The recommended Winlink 2000 client is RMS Express, and is the only client which supports the WINMOR software TNC. Other clients are Airmail and Paclink.

The Winlink 2000 system, while supporting transmission of radiograms in the email text body and as attachments, also allows free form emails with attachments. So ICS-213 format messages may be sent as attachments or in the body of an email message. With the exception of .exe and .zip files, any type of attachment is allowed.

So why use radiograms if email is available? Email can only be relayed through the Winlink 2000 system, and received if the destination has functioning email capability. Email traffic would be difficult to relay to a site in this kind of condition; generally, attachments could not be relayed at all.

Should email traffic be desired, keep in mind the bandwidth limitations of RF paths before sending large attachment files. In general, attachments should be kept as small as possible; use of plain text formats in lieu of word processor files is recommended.
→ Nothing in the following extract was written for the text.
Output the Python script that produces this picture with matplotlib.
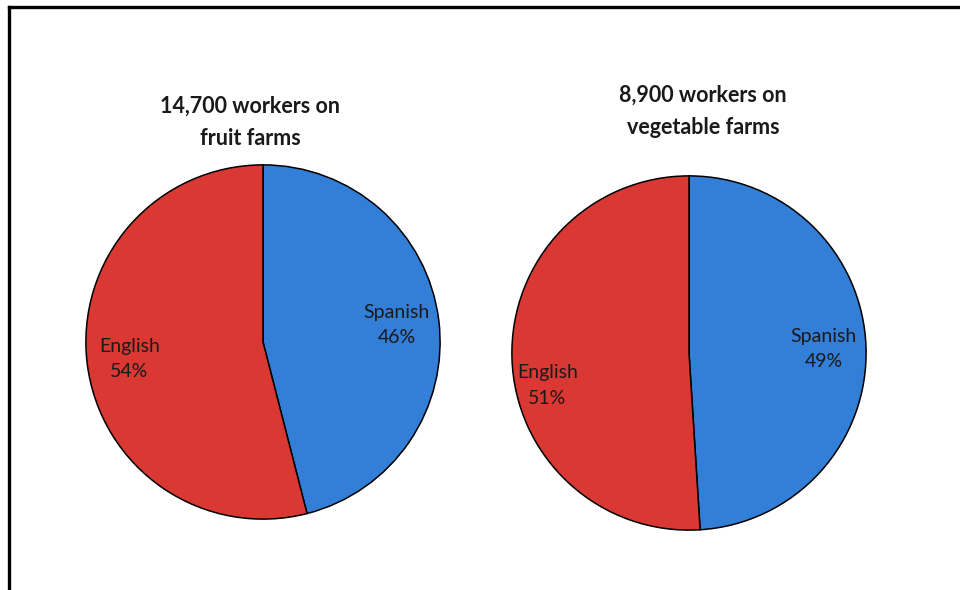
import matplotlib
matplotlib.use("Agg")
import matplotlib.pyplot as plt
from matplotlib.lines import Line2D

plt.rcParams['font.family'] = ['Lato', 'DejaVu Sans']

languages = ['Spanish', 'English']
fruit_share = [46, 54]
veg_share = [49, 51]
titles = ['14,700 workers on\nfruit farms', '8,900 workers on\nvegetable farms']
colors = ['#337ED6', '#D93833']

W, H = 960, 590
fig = plt.figure(figsize=(W / 100, H / 100), dpi=100)

# pie placement in pixels: (centre x, centre y from top, radius)
pies = [(263, 342, 178), (689, 353, 178)]
title_pos = [(250, 122), (703, 111)]


def draw_pie(shares, cx, cy, r):
    ax = fig.add_axes([(cx - r) / W, (H - cy - r) / H, 2 * r / W, 2 * r / H])
    labels = [f'{l}\n{v}%' for l, v in zip(languages, shares)]
    wedges, texts = ax.pie(shares, labels=labels, colors=colors, startangle=90,
                           counterclock=False, labeldistance=0.76,
                           wedgeprops=dict(edgecolor='black', linewidth=1.1),
                           textprops=dict(fontsize=14, color='#1a1a1a',
                                          ha='center', va='center',
                                          linespacing=1.6))
    ax.set_xlim(-1.005, 1.005)
    ax.set_ylim(-1.005, 1.005)
    return ax, texts


ax1, t1 = draw_pie(fruit_share, *pies[0])
ax2, t2 = draw_pie(veg_share, *pies[1])
# Excel nudged the English label down on the vegetable pie
x, y = t2[1].get_position()
t2[1].set_position((x - 0.04, y - 0.16))

for (tx, ty), t in zip(title_pos, titles):
    fig.text(tx / W, 1 - ty / H, t, ha='center', va='center', fontsize=15.5,
             fontweight='bold', color='#1a1a1a', linespacing=1.65)

# frame: top and left edges only
fig.add_artist(Line2D([9 / W, 1], [1 - 6.5 / H, 1 - 6.5 / H], color='black',
                      linewidth=2.4, transform=fig.transFigure))
fig.add_artist(Line2D([9 / W, 9 / W], [0, 1 - 6.5 / H], color='black',
                      linewidth=2.4, transform=fig.transFigure))

fig.savefig('out.png', dpi=100)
RMS HF gateways have time based usage limits.

Transmit times for 4k message in ideal conditions

Packet (1200) direct 2 minutes
Packet (1200) 1 Node 2.5 minutes
Packet (9600) direct 1 minute
Pactor 1 15 minutes
Pactor 2 4 minutes
Pactor 3 30 seconds
Pactor 4 15 seconds
WINMOR 3-10 minutes, depending on the Bandwidth used
Telnet (Internet Access) seconds

Suggestions for ARES groups use of the NTS

  • NTS nets are running 365.25 days a year. Use them as training for directed net operations. Some of NTS voicing procedures may be helpful for ARES message and tactical traffic.
  • If contemplating radio email, have ARES operators spend some time as digital liaison stations. We will route radiograms via radio email to the station who brings them to an NTS net for distribution. Could also route outbound traffic through the ARES station.
  • If contemplating using NTS, discuss your use case with STM and/or net managers. This will help us with activation plans, or get us in the loop to help ARES set up NTSD or radio email.